Teacher is well-trained on ImageNet-100, with most predictions high-confidence
Meaningful subset of uncertain samples exists (approximately 18.4%)
Variability in confidence distribution validates necessity of uncertainty weighting

Model Compression Effects

Table IV: Model Size Comparison

Model	Parameters	Compression Ratio
Teacher (ResNet-50)	25.6M	1.00×
Student 1 (ResNet-18)	11.7M	2.19×
Student 2 (MobileNetV2)	3.5M	7.31×

Deployment Trade-offs:

MobileNetV2: 7.31× compression, 81.46% accuracy, suitable for mobile devices
ResNet-18: 2.19× compression, 83.84% accuracy, balances accuracy and efficiency
Dual-model approach provides flexible selection based on resource constraints

1. Knowledge Distillation

Original KD Hinton et al., 2015: Temperature-scaled soft labels
Attention Transfer Zagoruyko & Komodakis, 2017: Matching attention maps
Feature Distillation Romero et al., 2015: Intermediate representation alignment
Relational Distillation Park et al., 2019: Preserving sample relationships

Paper Positioning: Builds on output-layer distillation by introducing uncertainty modulation

2. Uncertainty Estimation

Bayesian Neural Networks Gal & Ghahramani, 2016: Parameter distributions
Deep Ensembles Lakshminarayanan et al., 2017: Multi-model disagreement
Prediction Entropy Shannon, 1948: Probability distribution spread

Method Selection: Adopts entropy-based uncertainty for computational efficiency (single forward pass)
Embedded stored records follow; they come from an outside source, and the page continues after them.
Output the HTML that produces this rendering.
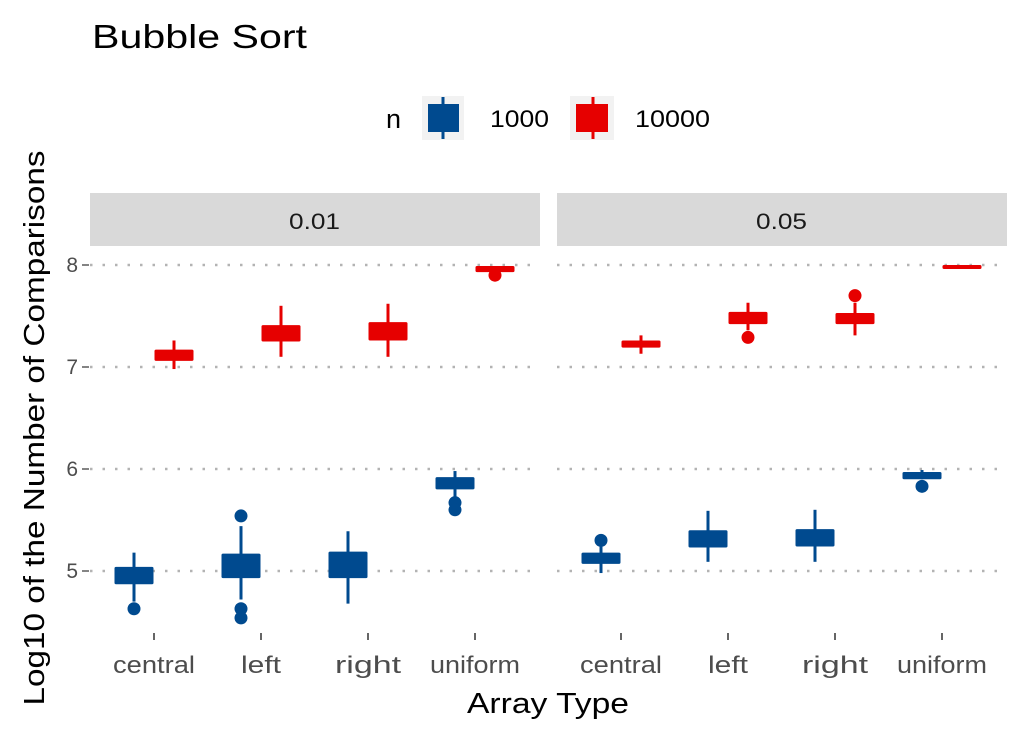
<!DOCTYPE html>
<html><head><meta charset="utf-8"><style>
body{margin:0;background:#fff;}
svg{display:block;font-family:"Liberation Sans",sans-serif;}
</style></head><body>
<svg id="chart" width="1024" height="738" viewBox="0 0 1024 738">
<text x="92" y="48" font-size="33" textLength="215" lengthAdjust="spacingAndGlyphs" fill="#000">Bubble Sort</text>
<g>
<text x="386" y="128" font-size="27" fill="#000">n</text>
<g>
<rect x="422" y="96" width="42" height="44" fill="#f2f2f2"/>
<line x1="443" y1="97" x2="443" y2="139" stroke="#004a8f" stroke-width="3"/>
<rect x="428" y="104" width="31" height="28" fill="#004a8f"/>
<text x="490" y="127" font-size="24" textLength="59" lengthAdjust="spacingAndGlyphs">1000</text></g>
<g>
<rect x="570" y="96" width="44" height="44" fill="#f2f2f2"/>
<line x1="593" y1="97" x2="593" y2="139" stroke="#e60000" stroke-width="3"/>
<rect x="576" y="104" width="32" height="28" fill="#e60000"/>
<text x="635" y="127" font-size="24" textLength="75" lengthAdjust="spacingAndGlyphs">10000</text></g>
</g>
<rect x="90" y="193" width="450" height="53" fill="#d9d9d9"/>
<text x="289" y="229" font-size="22" textLength="51" lengthAdjust="spacingAndGlyphs" fill="#1a1a1a">0.01</text>
<rect x="557" y="193" width="450" height="53" fill="#d9d9d9"/>
<text x="756" y="229" font-size="22" textLength="51" lengthAdjust="spacingAndGlyphs" fill="#1a1a1a">0.05</text>
<text transform="translate(44,428) rotate(-90)" font-size="29" text-anchor="middle" textLength="555" lengthAdjust="spacingAndGlyphs" fill="#000">Log10 of the Number of Comparisons</text>
<text x="548" y="713" font-size="29" text-anchor="middle" textLength="162" lengthAdjust="spacingAndGlyphs" fill="#000">Array Type</text>
<g id="plot"></g>
</svg>
<script>
const categories=["central","left","right","uniform"];
const catWidths=[82,40,66,90];
const facets=["0.01","0.05"];
const yTicks=[5,6,7,8];
// [boxLow, boxHigh, whiskLow, whiskHigh]
const blue001=[[4.87,5.04,4.70,5.18],[4.93,5.17,4.72,5.44],[4.93,5.19,4.68,5.39],[5.80,5.92,5.72,5.98]];
const blue001Out=[[4.63],[5.54,4.63,4.54],[],[5.67,5.60]];
const red001=[[7.06,7.17,6.98,7.26],[7.25,7.41,7.10,7.60],[7.26,7.44,7.10,7.62],[7.93,7.99,7.93,7.99]];
const red001Out=[[],[],[],[7.90]];
const blue005=[[5.07,5.18,4.98,5.24],[5.23,5.40,5.09,5.59],[5.24,5.41,5.09,5.60],[5.90,5.97,5.90,5.99]];
const blue005Out=[[5.30],[],[],[5.83]];
const red005=[[7.19,7.26,7.13,7.31],[7.42,7.54,7.36,7.63],[7.42,7.53,7.31,7.63],[7.97,8.00,7.97,8.00]];
const red005Out=[[],[7.29],[7.70],[]];

const NS="http://www.w3.org/2000/svg";
const plot=document.getElementById('plot');
const panelX=[90,557], panelW=450;
function yScale(v){return 265+(8-v)*102;}
function xScale(f,i){return panelX[f]+64+i*107;}
function mk(tag,attrs){const e=document.createElementNS(NS,tag);for(const k in attrs)e.setAttribute(k,attrs[k]);plot.appendChild(e);return e;}

yTicks.forEach(t=>{
  const l=mk('text',{x:78,y:yScale(t)+7,'font-size':21,'text-anchor':'end',fill:'#4d4d4d'});
  l.textContent=t;
  
  
  mk('line',{x1:82,y1:yScale(t),x2:89,y2:yScale(t),stroke:'#333','stroke-width':1.2});
  facets.forEach((f,fi)=>{
    const g=mk('line',{x1:panelX[fi],y1:yScale(t),x2:panelX[fi]+panelW,y2:yScale(t),stroke:'#b3b3b3','stroke-width':2.5,'stroke-dasharray':'2.5 10'});
    
    
  });
});
facets.forEach((f,fi)=>{
  categories.forEach((c,ci)=>{
    const x=xScale(fi,ci);
    mk('line',{x1:x,y1:633,x2:x,y2:640,stroke:'#333','stroke-width':1.5});
    const t=mk('text',{x:x,y:673,'font-size':24,'text-anchor':'middle',fill:'#4d4d4d',textLength:catWidths[ci],lengthAdjust:'spacingAndGlyphs'});
    t.textContent=c;
    
    
  });
});
function drawBox(fi,ci,d,outs,col,off,name){
  const x=xScale(fi,ci)+off, w=39;
  const wl=mk('line',{x1:x,y1:yScale(d[3]),x2:x,y2:yScale(d[2]),stroke:col,'stroke-width':3});
  
  
  const h=Math.max(4,yScale(d[0])-yScale(d[1]));
  const r=mk('rect',{x:x-w/2,y:yScale(d[1]),width:w,height:h,fill:col,rx:1.5});
  
  
  outs.forEach(o=>{
    const p=mk('circle',{cx:x,cy:yScale(o),r:6.5,fill:col});
    
    
  });
}
const blue='#004a8f', red='#e60000';
categories.forEach((c,ci)=>{
  drawBox(0,ci,blue001[ci],blue001Out[ci],blue,-20,'n1000-'+c+'-001');
  drawBox(0,ci,red001[ci],red001Out[ci],red,20,'n10000-'+c+'-001');
  drawBox(1,ci,blue005[ci],blue005Out[ci],blue,-20,'n1000-'+c+'-005');
  drawBox(1,ci,red005[ci],red005Out[ci],red,20,'n10000-'+c+'-005');
});
</script>
</body></html>
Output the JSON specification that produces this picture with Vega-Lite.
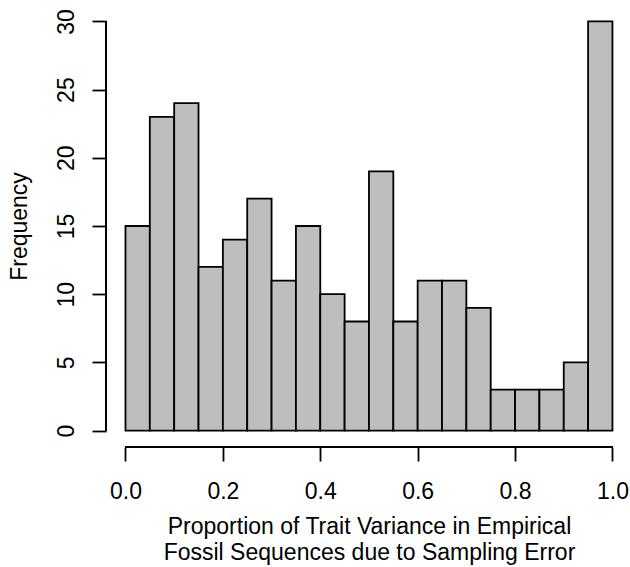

3. Multi-Student Distillation

Deep Mutual Learning Zhang et al., 2018: Peer learning without teacher

Paper Innovation: Combines teacher-student and peer learning with uncertainty weighting

Conclusions and Discussion

Main Conclusions

Uncertainty-Awareness Effectiveness: Selective knowledge transfer based on teacher confidence significantly improves student performance
Peer Learning Benefits: Heterogeneous student collaboration produces complementary advantages benefiting both
Generality Validation: Method proves effective across different capacity architectures (ResNet-18 and MobileNetV2)
Practical Balance: Achieves significant accuracy improvements and deployment flexibility with acceptable training cost increase

Limitations

Increased Training Cost: Dual-student framework requires 1.63× training time, potentially limiting resource-constrained scenarios
Hyperparameter Sensitivity: Loss weights $\alpha, \beta, \gamma$ require careful tuning with optimal configuration dependent on dataset and architecture
Single Uncertainty Measure: Uses only entropy without distinguishing epistemic and aleatoric uncertainty
Limited Evaluation Scope: Validation only on ImageNet-100 image classification; other tasks (detection, segmentation) and domains (NLP) unexplored
Synchronous Training Assumption: Requires both students trained simultaneously from scratch, unsuitable for scenarios with partially trained models

Future Directions

Extended Student Numbers: Richer collaborative learning with three or more heterogeneous students
Advanced Uncertainty Estimation: Monte Carlo Dropout or evidential deep learning
Cross-Domain Applications: NLP, speech recognition, multimodal learning
Dynamic Weight Scheduling: Adaptive adjustment of $\alpha, \beta, \gamma$ during training
Integration with Other Compression: Pruning, quantization, neural architecture search
Uncertainty Pattern Transferability: Study uncertainty consistency across datasets/tasks

Reference Literature (Key References)

Hinton et al., 2015 - Foundational knowledge distillation work
Gal & Ghahramani, 2016 - Dropout as Bayesian approximation
Zhang et al., 2018 - Deep mutual learning (peer learning pioneer)
Zagoruyko & Komodakis, 2017 - Attention transfer
Park et al., 2019 - Relational knowledge distillation

Summary Evaluation

Dimension	Score (1-5)	Explanation
Novelty	3.5/5	Uncertainty weighting is incremental innovation; peer learning combination shows originality
Technical Depth	3/5	Simple method lacking theoretical analysis; shallow uncertainty measure
Experimental Completeness	3.5/5	Thorough ablation studies but lacks multi-dataset and SOTA comparisons
Practical Value	4/5	Easy implementation, stable results, high deployment flexibility
Writing Quality	4/5	Clear structure, smooth expression, intuitive figures
Overall Assessment	3.6/5	Solid application-oriented work with practical utility but limited novelty

Recommended Audience: Researchers and engineers working on model compression and knowledge distillation, particularly practitioners focused on mobile deployment.